A remake of the 2010 French film Love Crime, which starred Kristin Scott Thomas and Ludivine Sagnier in the central roles, De Palma’s take on Passion is a much more surface-level thriller about professional rivalries and sexual politics on the corporate ladder. Anyone familiar with the director’s work should know exactly what to expect when going into a film of his that is blazoned with the label of “erotic thriller”, and while Passion takes a little too long to get things going, once it does it ascends into the kind of full-on De Palma camp that any fan of his should delight in seeing on screen again. His 2006 effort The Black Dahlia was a massive disappointment as it never seemed to be able to figure out its tone — it was too serious to be camp and too campy to be serious — and Passion flirts with that identity crisis early on but once it reaches its midway point and fully embraces the absurdity of its plot it becomes the kind of wickedly fun and outrageous slice of kitsch that is characteristic of the man behind the camera.
It’s not too surprising that the reception for this one so far hasn’t been too overjoyed (his earlier efforts were often polarizing as well), but it seems like for the first time in a long while De Palma has finally gotten a handle on his own identity as a filmmaker, and I hope he continues to keep this kind of awareness of himself going forward. While Passion at first comes off like a stilted and pointless remake of an already solid film, once the first big twist comes into play (one that is handled with much less weight than it was in the original) De Palma gives the audience an extra jolt of extremity by turning the final act into his own entirely unique creation.

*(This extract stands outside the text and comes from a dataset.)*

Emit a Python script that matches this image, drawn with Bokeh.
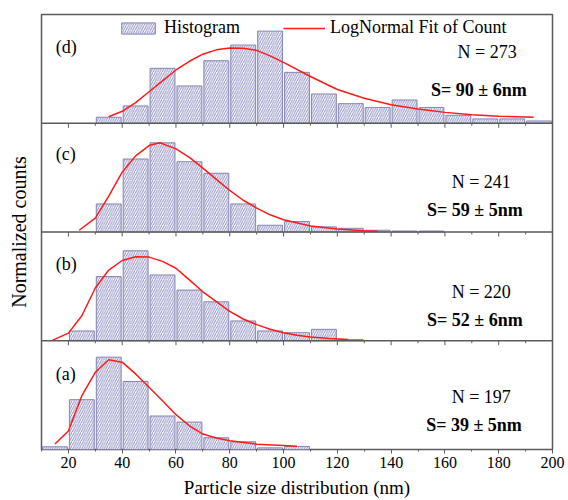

Love Crime held its homoeroticism as subtext, but De Palma has never been one for subtlety and he throws it front and center here, navigating an impressively ambiguous sea of sexual intrigue between many of the characters fighting this war of social and professional stakes. One of the more refreshing things about Passion is that for all of its over-the-top camp I really admired the way that it approached sexual identity on the whole here, never addressing the sexuality of any of its characters and instead having them traverse through romantic interactions with members of both sexes as if it were anything else. De Palma has never been one to shy away from the kind of softcore pornography that his thrillers often entail and Passion for better or worse fits in line with that, but there’s a kind of intelligence and modernism going along with it that I don’t think we’ve seen from the director before.
His cast is hit or miss, but it’s fun to see the great and constantly evolving Rapace doing something that we haven’t seen her come anywhere near up to this point and Rachel McAdams is without a doubt the perfect vessel for the kind of characteristic kitsch that De Palma is making his return to with this film (her Christine here feels like Regina George ten years later). I would love to see them work together again somewhere down the line, and it’s nice to see this surge in her profile and versatility that she’s been getting into this year after slipping a bit in the past few. Passion won’t convert any detractors over to De Palma’s side of things, but for longtime fans who have been wanting something genuinely exciting from him for the past few decades, it could be the thing to give you some faith that he’s still got it in him. We’ve seen him trying out new things and failing more often than not for a while now, but his best film in years is a result of him returning to his very big and campy roots.